The government has made little progress in bringing child sex abusers to justice and helping victims, a new report has claimed.
Fewer child sex offenders are being convicted, according to the report
Children in care are safer, but fewer than one in 50 sexual offences leads to a criminal conviction, the Joseph Rowntree Foundation charity said.
Its study was overseen by Sir William Utting, who led an official review of abuse of children in care in 1997.
The government is set to consider the findings, to be published on Monday.
Sir William told BBC Radio 4's Today Programme there had "not been much progress" in securing sexual abuse convictions and treating sex offenders over the last seven years.
The former chief social services inspector added: "We need to convict more guilty people and encourage offenders to come forward voluntarily for treatment, as well as providing them with treatment."
The Bichard Inquiry's call for better handling of "soft" information - such as anecdotal evidence of past wrongdoings - must be heeded to prevent abusers falling through police checks, according to the report.
It calls for a public awareness campaign to give parents greater help spotting the dangers.
Co-author Marian Stuart warned: "The incidence of sexual abuse of children is greater than most people realise, yet the number of convictions remains worryingly low.
"If this problem continues to go unchecked there will be an inexorable rise in the numbers of children subjected to sexual abuse, with all the damaging effects that can follow.
"A radical rethink is essential."
Susanna Cheal, chief executive of the Who Cares?

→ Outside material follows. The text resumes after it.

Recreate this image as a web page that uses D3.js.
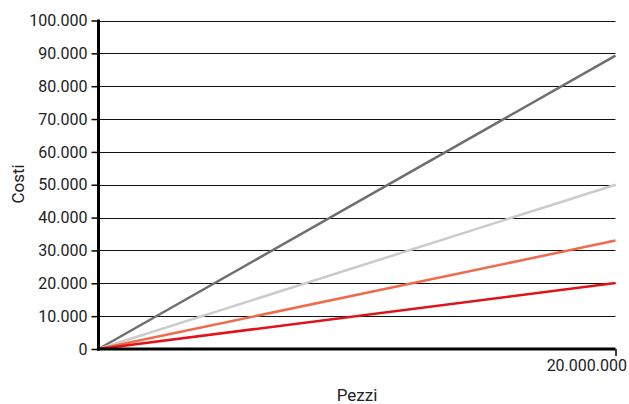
<!DOCTYPE html>
<html>
<head>
<meta charset="utf-8">
<script src="https://cdn.jsdelivr.net/npm/d3@7"></script>
<style>
    body { margin: 0; background: #fff; }
    text { font-family: Roboto, sans-serif; fill: #222; }
</style>
</head>
<body>
<div id="chart"></div>
<script>
// Data
const xDomainMax = 20000000
const yTicks = [0, 10000, 20000, 30000, 40000, 50000, 60000, 70000, 80000, 90000, 100000]
const seriesNames = ['grigio scuro', 'grigio chiaro', 'arancio', 'rosso']
const seriesColors = ['#6e6e6e', '#cbcbcb', '#ef6b4b', '#e2121b']
const pezzi = [0, 20000000]
const costiGrigioScuro = [0, 89300]
const costiGrigioChiaro = [0, 50000]
const costiArancio = [0, 33000]
const costiRosso = [0, 20100]

const chartWidth = 629
const chartHeight = 404
const plotLeft = 98.5
const plotRight = 615.5
const plotTop = 20.5
const plotBottom = 349

const fmt = (d) => d3.format(',')(d).replace(/,/g, '.')

let svg = d3.select('#chart')
            .append('svg')
            .attr('width', chartWidth)
            .attr('height', chartHeight)

// Scales
let xScale = d3.scaleLinear()
    .domain([0, xDomainMax])
    .range([plotLeft, plotRight])

let yScale = d3.scaleLinear()
    .domain([0, 100000])
    .range([plotBottom, plotTop])

// Gridlines
svg.append('g').selectAll('line')
    .data(yTicks.slice(1))
    .enter()
    .append('line')
    .attr('x1', plotLeft)
    .attr('x2', plotRight)
    .attr('y1', (d) => Math.round(yScale(d)) + 0.5)
    .attr('y2', (d) => Math.round(yScale(d)) + 0.5)
    .attr('stroke', '#111')
    .attr('stroke-width', 1)

// Series lines
const allSeries = [costiGrigioScuro, costiGrigioChiaro, costiArancio, costiRosso]
let line = d3.line()
    .x((d, i) => xScale(pezzi[i]))
    .y((d) => yScale(d))

svg.append('g').selectAll('path')
    .data(allSeries)
    .enter()
    .append('path')
    .attr('d', (d) => line(d))
    .attr('fill', 'none')
    .attr('stroke', (d, i) => seriesColors[i])
    .attr('stroke-width', 2.5)

// Y axis
let yAxis = d3.axisLeft(yScale)
    .tickValues(yTicks)
    .tickFormat(fmt)
    .tickSize(7)
    .tickPadding(4)

let gy = svg.append('g')
    .attr('transform', 'translate(' + plotLeft + ',0)')
    .call(yAxis)
gy.select('.domain').remove()
gy.selectAll('.tick line').attr('stroke', '#000').attr('stroke-width', 1.5)
gy.selectAll('.tick text').attr('font-size', '16px').attr('font-family', 'Roboto, sans-serif').attr('fill', '#222')

// X axis
let xAxis = d3.axisBottom(xScale)
    .tickValues([xDomainMax])
    .tickFormat(fmt)
    .tickSize(7)
    .tickPadding(4)

let gx = svg.append('g')
    .attr('transform', 'translate(0,' + plotBottom + ')')
    .call(xAxis)
gx.select('.domain').remove()
gx.selectAll('.tick line').attr('stroke', '#000').attr('stroke-width', 1.5)
gx.selectAll('.tick text')
    .attr('font-size', '16px')
    .attr('font-family', 'Roboto, sans-serif')
    .attr('fill', '#222')
    .attr('text-anchor', 'end')
    .attr('x', 11)

// Thick axis lines
svg.append('line')
    .attr('x1', plotLeft).attr('x2', plotLeft)
    .attr('y1', plotTop - 1).attr('y2', plotBottom + 1.5)
    .attr('stroke', '#000').attr('stroke-width', 3)

svg.append('line')
    .attr('x1', plotLeft - 1.5).attr('x2', plotRight)
    .attr('y1', plotBottom).attr('y2', plotBottom)
    .attr('stroke', '#000').attr('stroke-width', 3)

// Axis titles
svg.append('text')
    .attr('transform', 'translate(24,184) rotate(-90)')
    .attr('text-anchor', 'middle')
    .attr('font-size', '17px')
    .text('Costi')

svg.append('text')
    .attr('x', 357)
    .attr('y', 401)
    .attr('text-anchor', 'middle')
    .attr('font-size', '17px')
    .text('Pezzi')
</script>
</body>
</html>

Trust - a charity dedicated to helping children in care - said the low conviction rate for paedophiles was largely due to the "power balance" between abusers and victims.
She said: "Abuse is often likely in a situation where adults have supreme power over children.

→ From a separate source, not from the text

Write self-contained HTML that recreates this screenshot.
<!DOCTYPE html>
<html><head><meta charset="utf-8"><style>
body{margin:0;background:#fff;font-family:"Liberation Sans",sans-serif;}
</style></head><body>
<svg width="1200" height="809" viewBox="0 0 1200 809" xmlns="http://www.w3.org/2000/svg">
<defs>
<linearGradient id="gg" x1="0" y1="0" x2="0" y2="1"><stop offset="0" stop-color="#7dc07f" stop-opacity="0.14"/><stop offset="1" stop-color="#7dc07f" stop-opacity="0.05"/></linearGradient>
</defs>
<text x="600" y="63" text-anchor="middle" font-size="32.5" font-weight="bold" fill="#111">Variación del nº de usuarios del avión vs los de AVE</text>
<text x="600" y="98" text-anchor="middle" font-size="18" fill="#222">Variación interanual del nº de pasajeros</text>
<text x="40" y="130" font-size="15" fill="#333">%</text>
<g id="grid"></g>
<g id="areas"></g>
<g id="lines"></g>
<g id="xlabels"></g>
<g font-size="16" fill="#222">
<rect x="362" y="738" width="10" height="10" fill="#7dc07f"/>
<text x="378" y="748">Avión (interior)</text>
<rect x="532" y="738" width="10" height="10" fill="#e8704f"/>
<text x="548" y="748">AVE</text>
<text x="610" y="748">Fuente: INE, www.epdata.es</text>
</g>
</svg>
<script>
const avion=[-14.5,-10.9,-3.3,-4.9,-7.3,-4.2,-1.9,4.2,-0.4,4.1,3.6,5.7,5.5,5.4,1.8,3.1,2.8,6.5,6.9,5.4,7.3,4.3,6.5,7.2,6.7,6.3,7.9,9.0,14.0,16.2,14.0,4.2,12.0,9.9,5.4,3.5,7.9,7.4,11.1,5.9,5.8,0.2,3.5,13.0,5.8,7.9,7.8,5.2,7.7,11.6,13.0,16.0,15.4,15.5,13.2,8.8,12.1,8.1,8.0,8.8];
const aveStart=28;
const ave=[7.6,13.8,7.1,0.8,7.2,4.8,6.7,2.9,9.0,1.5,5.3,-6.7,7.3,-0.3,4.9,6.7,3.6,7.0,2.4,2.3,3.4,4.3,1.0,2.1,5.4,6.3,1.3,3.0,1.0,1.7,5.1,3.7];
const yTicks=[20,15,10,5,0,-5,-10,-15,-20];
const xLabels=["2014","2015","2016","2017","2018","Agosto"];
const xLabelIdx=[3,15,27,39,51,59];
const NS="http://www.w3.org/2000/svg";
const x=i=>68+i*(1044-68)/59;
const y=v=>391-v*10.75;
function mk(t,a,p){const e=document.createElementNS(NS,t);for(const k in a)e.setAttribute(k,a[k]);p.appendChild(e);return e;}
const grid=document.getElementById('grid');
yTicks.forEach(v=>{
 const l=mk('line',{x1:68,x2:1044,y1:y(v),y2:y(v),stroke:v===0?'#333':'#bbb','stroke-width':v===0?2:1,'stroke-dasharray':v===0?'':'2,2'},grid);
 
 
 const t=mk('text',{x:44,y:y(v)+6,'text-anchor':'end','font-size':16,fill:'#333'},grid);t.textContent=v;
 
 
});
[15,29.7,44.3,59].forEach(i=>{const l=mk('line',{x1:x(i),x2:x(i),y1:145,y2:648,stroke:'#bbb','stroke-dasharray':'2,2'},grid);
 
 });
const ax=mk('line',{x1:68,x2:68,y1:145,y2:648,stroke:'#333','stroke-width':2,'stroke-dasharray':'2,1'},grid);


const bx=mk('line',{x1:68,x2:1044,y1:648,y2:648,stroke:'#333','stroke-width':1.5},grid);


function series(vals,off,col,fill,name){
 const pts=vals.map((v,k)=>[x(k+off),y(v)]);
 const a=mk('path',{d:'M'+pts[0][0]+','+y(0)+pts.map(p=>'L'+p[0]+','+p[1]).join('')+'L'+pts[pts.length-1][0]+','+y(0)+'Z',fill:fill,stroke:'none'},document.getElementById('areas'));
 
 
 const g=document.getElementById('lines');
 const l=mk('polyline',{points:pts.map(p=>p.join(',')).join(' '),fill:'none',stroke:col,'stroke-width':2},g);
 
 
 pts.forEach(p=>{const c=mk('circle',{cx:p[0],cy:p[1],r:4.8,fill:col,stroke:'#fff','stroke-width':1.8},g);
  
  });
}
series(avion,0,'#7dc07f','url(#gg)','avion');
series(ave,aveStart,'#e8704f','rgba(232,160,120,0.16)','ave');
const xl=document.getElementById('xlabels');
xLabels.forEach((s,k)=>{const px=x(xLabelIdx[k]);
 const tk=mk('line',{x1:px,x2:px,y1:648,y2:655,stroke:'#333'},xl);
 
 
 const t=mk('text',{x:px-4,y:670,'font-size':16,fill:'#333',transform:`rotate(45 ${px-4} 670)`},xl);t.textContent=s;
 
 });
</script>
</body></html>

"Sometimes it is hard to prove the situation in legal terms - a lot of children feel vulnerable when pitted against adults in court."
Ms Cheal said it is important for children to "have a voice" by contacting support networks in ways they are comfortable with, such as by text or email.
Sir William said it had been difficult to raise the number of convictions because offenders must be found guilty beyond reasonable doubt, which is "extremely difficult" to prove where children are concerned.
He called for "more sensitive and thorough investigation of these cases, rather than a change in the level of proof" to combat this problem.
However, improvements have been made concerning children in care and other "vulnerable" children, such as those at boarding school.
"The number of children abused in children's homes has gone down," said Sir William.
"Good progress has been made - the services they receive have improved markedly and they are safer than they were."
There are particular concerns over children with disabilities, psychiatric problems and those who are privately fostered.
Prisons are also failing the increasing numbers of youngsters who find themselves behind bars.
The report also calls for more research into why people offend.